A dark part of world history has recently resurfaced in Mexico. In a statement released on September 15, 2020, the National Institute of Anthropology and History (INAH) believes it has discovered La Unión, a ship illegally transporting Mayan slaves until its disappearance in 1861. It was in 2017 that local fisherman Juan Diego Esquivel discovered the wreck and guided authorities. It therefore took three years of research to identify this vessel temporarily baptized “Adalio” in homage to the fisherman’s grandfather. According to archaeologists, the boat rests in the depths, at a distance of 3.7 km off the port of Sisal (Yucatán, Mexico).

The researchers studied the structure of the ship as well as its equipment. According to them, the ship is a steamboat dating from the 19th century, more precisely between 1837 and 1860. It also shows various recognizable elements such as paddle wheels, compartments, boilers, fixing objects or even copper bolts. Archaeologists have also found everyday objects such as fragments of glass and ceramic bottles as well as sets of cutlery. These artifacts prove that the ship was carrying many passengers. The researchers then combed through the archives of Mexico, neighboring states, Cuba and Spain.

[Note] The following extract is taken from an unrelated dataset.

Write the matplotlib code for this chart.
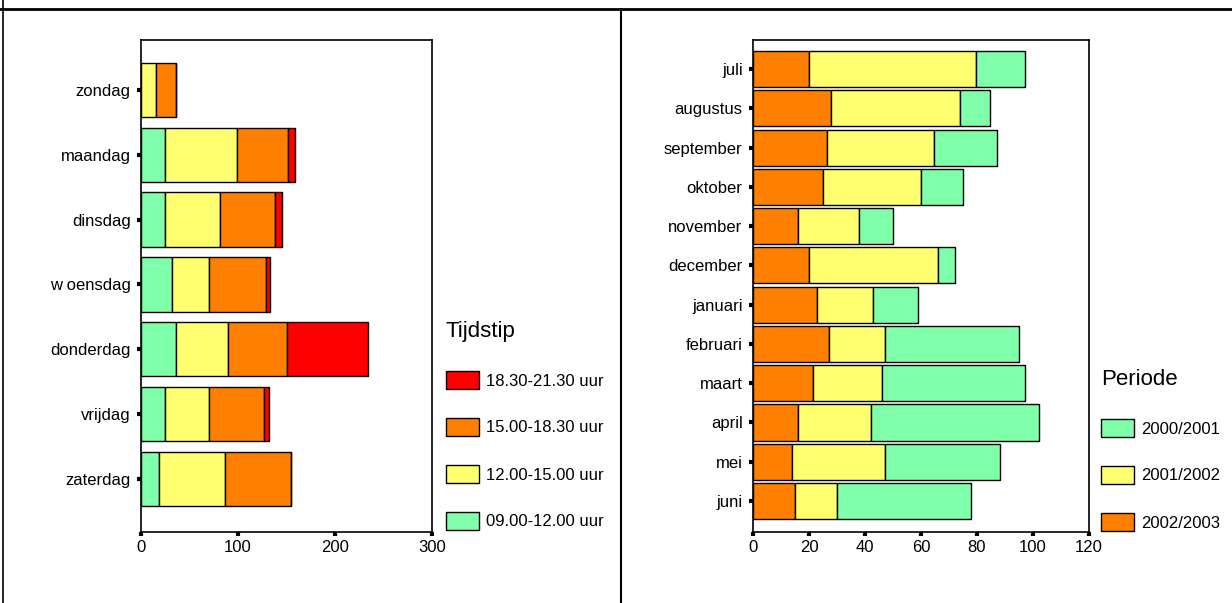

Three years after the boat’s discovery, archaeologists are now certain that the wreck is La Unión, which disappeared in 1861. It belonged to a company, Zangroniz Hermanos y Compañía, established in Havana, the Cuban capital. By 1855, La Unión was trading with Mexico and liaising with cities such as Campeche, Sisal, Tampico and Veracruz. One detail allowed archaeologists to be certain of their discovery. The wood showed signs of fire and the boilers had obviously exploded. These are the same conditions that caused the loss of La Unión. The location of the site also seems to match the references of the reports of the time.

According to the researchers, La Unión carried first, second and third class passengers to Cuba. The holds also carried goods such as tanned leather, wood, henequen fibers and hides. Nevertheless, archaeologists have also made mention of the transport of Mayans sold illegally as slaves.

It should be noted that slavery was abolished in Mexico in 1829 thanks to the decree of President Vicente Guerrero. However, the trafficking continued for several decades. According to records, La Unión was stopped in 1860 with 29 Mayans on board, including children between the ages of seven and ten. Obviously, this was not an isolated case. Researchers estimate that between twenty-five and thirty Mayans made the trip to Cuba each month. These were then sold in Havana: 160 pesos for men and 120 pesos for women.